Many other neighbors have been ecstatically excited about us having chickens and many (even some naysayers) have asked if they could get eggs! We are having some difficulty getting signatures from one family where most of them only speak Spanish. Jeremy and I both speak a little Spanish, but not quite enough for this situation. We tried speaking with a woman tonight (the grandmother) but I think we ended up asking her if her grandmothers were around and if it was okay for us to have cooked chicken in our house...and perhaps some roosters or beer...I'm not sure what we said. We eventually said sorry and thanks and we'll have to come back when her grandchildren are home to translate for us.

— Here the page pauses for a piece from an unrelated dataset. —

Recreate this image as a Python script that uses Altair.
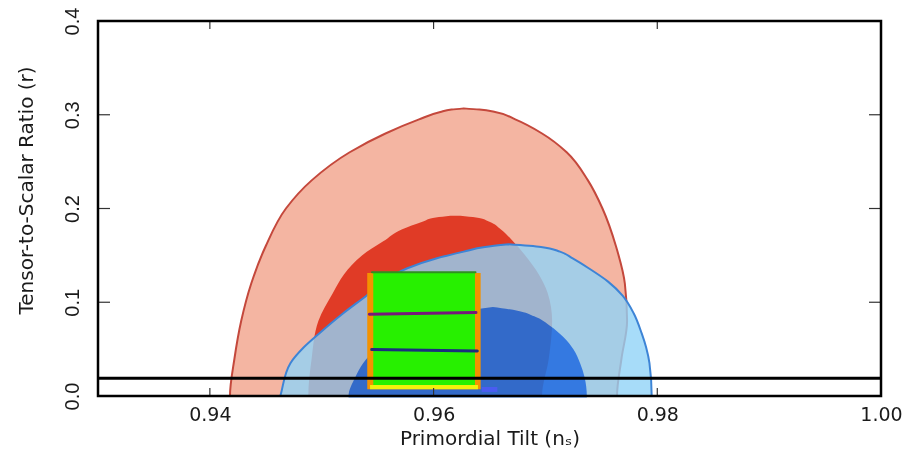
import altair as alt
import pandas as pd

# ---------------- data ----------------
x_domain = [0.93, 1.00]
y_domain = [0.0, 0.4]
x_label_values = [0.94, 0.96, 0.98, 1.00]
y_label_values = [0.0, 0.1, 0.2, 0.3, 0.4]
x_tick_values = [0.94, 0.96, 0.98]
y_tick_values = [0.1, 0.2, 0.3]

# red 95% contour (r level, left n_s, right n_s)
red_outer_r = [-0.004, 0.0, 0.04, 0.08, 0.12, 0.16, 0.20, 0.23, 0.26, 0.28, 0.295, 0.303, 0.3055, 0.3068]
red_outer_left = [0.9418, 0.9418, 0.9422, 0.9428, 0.9437, 0.9450, 0.9468, 0.9491, 0.9525, 0.9557, 0.9587, 0.9606, 0.9616, 0.9627]
red_outer_right = [0.9764, 0.9764, 0.9768, 0.9773, 0.9771, 0.9763, 0.9751, 0.9738, 0.9719, 0.9697, 0.9673, 0.9655, 0.9641, 0.9627]

# red 68% contour
red_inner_r = [-0.004, 0.0, 0.04, 0.08, 0.11, 0.13, 0.15, 0.165, 0.178, 0.186, 0.1905, 0.1924]
red_inner_left = [0.9488, 0.9488, 0.9491, 0.9497, 0.9510, 0.9520, 0.9536, 0.9555, 0.9572, 0.9590, 0.9602, 0.9615]
red_inner_right = [0.9697, 0.9697, 0.9703, 0.9706, 0.9702, 0.9694, 0.9682, 0.9671, 0.9660, 0.9650, 0.9638, 0.9624]

# blue 95% contour
blue_outer_r = [-0.004, 0.0, 0.035, 0.052, 0.067, 0.088, 0.107, 0.122, 0.136, 0.147, 0.154, 0.159, 0.1618]
blue_outer_left = [0.9462, 0.9463, 0.9472, 0.9484, 0.9498, 0.9519, 0.9540, 0.9556, 0.9576, 0.9603, 0.9627, 0.9646, 0.9667]
blue_outer_right = [0.9795, 0.9795, 0.9793, 0.9790, 0.9786, 0.9779, 0.9769, 0.9756, 0.9739, 0.9724, 0.9713, 0.9696, 0.9667]

# blue 68% contour
blue_inner_r = [-0.0015, 0.0, 0.02, 0.035, 0.05, 0.063, 0.075, 0.085, 0.091, 0.095]
blue_inner_left = [0.9524, 0.9524, 0.9530, 0.9537, 0.9548, 0.9560, 0.9580, 0.9605, 0.9628, 0.9653]
blue_inner_right = [0.9737, 0.9737, 0.9735, 0.9731, 0.9725, 0.9716, 0.9704, 0.9690, 0.9675, 0.9653]

# hand-drawn box
box_orange = {"x": [0.95407], "x2": [0.96421], "y": [0.0071], "y2": [0.1312]}
box_green = {"x": [0.95461], "x2": [0.96370], "y": [0.0117], "y2": [0.1318]}
box_yellow = {"x": [0.95432], "x2": [0.96397], "y": [0.0071], "y2": [0.0117]}
box_blob = {"x": [0.9643], "x2": [0.9657], "y": [0.0043], "y2": [0.0096]}
box_top_ns = [0.95450, 0.96375]
box_top_r = [0.1320, 0.1320]
purple_ns = [0.95426, 0.96379]
purple_r = [0.0872, 0.0890]
navy_ns = [0.95447, 0.96391]
navy_r = [0.0497, 0.0479]

black_line_r = [0.019]

# ---------------- chart ----------------
W, H = 783, 375
xs = alt.Scale(domain=x_domain, nice=False, zero=False)
ys = alt.Scale(domain=y_domain, nice=False, zero=False)

xaxis = alt.Axis(
    values=x_label_values, format=".2f", title="Primordial Tilt (nₛ)",
    domain=False, ticks=False, tickSize=0, grid=False,
    labelFont="DejaVu Sans", labelFontSize=19, labelColor="#1a1a1a",
    labelBaseline="alphabetic", labelPadding=24, labelFlush=False, labelOverlap=False,
    titleFont="DejaVu Sans", titleFontSize=20, titleFontWeight="normal", titleColor="#1a1a1a",
    titleBaseline="alphabetic", titleY=48, titleX=W / 2,
)
yaxis = alt.Axis(
    values=y_label_values, format=".1f", title="Tensor-to-Scalar Ratio (r)",
    domain=False, ticks=False, tickSize=0, grid=False,
    labelFont="Liberation Sans", labelFontSize=20, labelColor="#1a1a1a",
    labelAngle=270, labelAlign="center", labelBaseline="alphabetic", labelPadding=20,
    labelFlush=False, labelOverlap=False,
    titleFont="DejaVu Sans", titleFontSize=20, titleFontWeight="normal", titleColor="#1a1a1a",
    titleAngle=270, titleAlign="center", titleBaseline="alphabetic", titleX=-66, titleY=169,
)


def X(f):
    return alt.X(f, type="quantitative", scale=xs, axis=xaxis)


def Y(f):
    return alt.Y(f, type="quantitative", scale=ys, axis=yaxis)


def contour(r, left, right, **kw):
    df = pd.DataFrame({"r": r, "left": left, "right": right})
    return alt.Chart(df).mark_area(orient="horizontal", interpolate="monotone", **kw).encode(
        y=Y("r"), x=X("left"), x2=alt.X2("right")
    )


red_outer = contour(red_outer_r, red_outer_left, red_outer_right,
                    fill="#f4b5a2", stroke="#c4483c", strokeWidth=2, clip=True)
red_inner = contour(red_inner_r, red_inner_left, red_inner_right, fill="#e03b26", clip=True)
blue_outer = contour(blue_outer_r, blue_outer_left, blue_outer_right,
                     fill="#91d3f7", fillOpacity=0.8, stroke="#3d84d6", strokeWidth=2, clip=True)
# no clip here: a clip-path would isolate the group and stop the multiply blend
blue_inner = contour(blue_inner_r, blue_inner_left, blue_inner_right,
                     fill="#5096fa", blend="multiply")


def rect(d, color):
    return alt.Chart(pd.DataFrame(d)).mark_rect(color=color).encode(
        x=X("x"), x2=alt.X2("x2"), y=Y("y"), y2=alt.Y2("y2")
    )


def seg(ns, r, color, width):
    return alt.Chart(pd.DataFrame({"ns": ns, "r": r})).mark_line(
        color=color, strokeWidth=width, strokeCap="round").encode(x=X("ns"), y=Y("r"))


orange = rect(box_orange, "#f39200")
green = rect(box_green, "#27f000")
yellow = rect(box_yellow, "#f2f20a")
blob = rect(box_blob, "#4a5cf0")
top_line = seg(box_top_ns, box_top_r, "#2f8f20", 2)
purple = seg(purple_ns, purple_r, "#76187c", 3)
navy = seg(navy_ns, navy_r, "#1b2e7c", 3)

black_line = alt.Chart(pd.DataFrame({"r": black_line_r})).mark_rule(
    color="black", strokeWidth=3).encode(y=Y("r"))

xt = pd.DataFrame({"t": x_tick_values})
yt = pd.DataFrame({"t": y_tick_values})
tick_style = dict(color="#333333", strokeWidth=1.2)
ticks_bottom = alt.Chart(xt).mark_rule(**tick_style).encode(x=X("t"), y=alt.value(H), y2=alt.value(H - 8))
ticks_top = alt.Chart(xt).mark_rule(**tick_style).encode(x=X("t"), y=alt.value(0), y2=alt.value(8))
ticks_left = alt.Chart(yt).mark_rule(**tick_style).encode(y=Y("t"), x=alt.value(0), x2=alt.value(12))
ticks_right = alt.Chart(yt).mark_rule(**tick_style).encode(y=Y("t"), x=alt.value(W), x2=alt.value(W - 12))

frame = alt.Chart(pd.DataFrame({"a": [0]})).mark_rect(
    fillOpacity=0, stroke="black", strokeWidth=2.5).encode(
    x=alt.value(0), x2=alt.value(W), y=alt.value(0), y2=alt.value(H))

chart = alt.layer(
    red_outer, red_inner, blue_outer, blue_inner,
    orange, green, yellow, blob, top_line, purple, navy,
    black_line, ticks_bottom, ticks_top, ticks_left, ticks_right, frame,
).properties(
    width=W, height=H,
    padding={"left": 90, "top": 13, "right": 21, "bottom": 56},
    autosize=alt.AutoSizeParams(type="none"),
    background="white",
).configure_view(stroke=None)

chart.save("out.html", embed_options={"renderer": "svg", "actions": False})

I have a feeling we may have some more interesting discussions as the coop and chickens move in. It used to be that most people grew gardens, had chickens, and maybe other animals. But then we became "modern" and separated from our food. There are now children who have never seen a tomato growing on the vine or never seen carrots growing in the ground. There are people who don't understand where hamburger comes from!
I hear people say that they're too busy to garden, they don't know how, it's too difficult and time-consuming to can or preserve things - and thank goodness for the grocery store where they can buy everything ready made! We're more advanced now so we shouldn't have to toil and work to produce our food.
Well yes, making our own food is a lot of work. But it's also incredibly rewarding. And we are more advanced, but knowing how to grow food is still important. Perhaps we don't have time (or make time) because we work too many hours and we spend too many hours in front of the computer and the television. Things would be a lot different if people were out planting gardens and tending chickens instead of sitting in front of a screen.